We consider the $O(3)$ nonlinear sigma model with the $θ$-term and its linear counterpart in 1+1D. The model has discrete time-reflection and space-reflection symmetries at any $θ$, and enjoys the periodicity in $θ\rightarrow θ+2π$. At $θ=0,π$ it also has a charge-conjugation $C$-symmetry. Gauging the discrete space-time reflection symmetries is interpreted as putting the theory on the nonorientable $\mathbb RP^2$ manifold, after which the $2π$ periodicity of $θ$ and the $C$ symmetry at $θ=π$ are lost. We interpret this observation as a mixed 't Hooft anomaly among charge-conjugation $C$, parity $P$, and time-reversal $T$ symmetries when $θ=π$. Anomaly matching implies that in this case the ground state cannot be trivially gapped, as long as $C$, $P$ and $T$ are all good symmetries of the theory. We make several consistency checks with various semi-classical regimes, and with the exactly solvable XYZ model. We interpret this anomaly as an anomaly of the corresponding spin-half chains with translational symmetry, parity and time reversal (but not involving the $SO(3)$-spin symmetry), requiring that the ground state is never trivially gapped, even if $SO(3)$ spin symmetry is explicitly and completely broken. We also consider generalizations to $\mathbb{C}P^{N-1}$ models and show that the $C$-$P$-$T$ anomaly exists for even $N$.

Figures (5)

• Figure 1: A cartoon of a spin chain without $\bmod 2$ translational symmetry. The red/blue links indicate that the interactions are different. The dashed line indicates the axis around which parity is a good symmetry.
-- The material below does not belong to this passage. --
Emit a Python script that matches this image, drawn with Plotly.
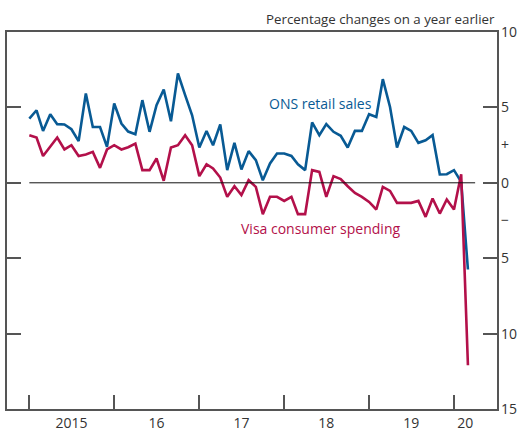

• Figure 2: A figure of a half-instanton configuration on a disk $\mathbb RP^2$, which is topologically a disk whose opposite points on the edges are identified up to a transformation $\bm n\rightarrow -\bm n$. The red arrows represent the unit vector $\bm n$. It is clear that the configuration depicted has a half-integer winding number.
• Figure 3: A figure illustrating the twisted boundary condition for reflection symmetries with the $\mathbb{C}P^1$ representation.
• Figure 4: A cartoon of a spin chain.
• Figure 5: The depiction of an open $2$-torus and contours.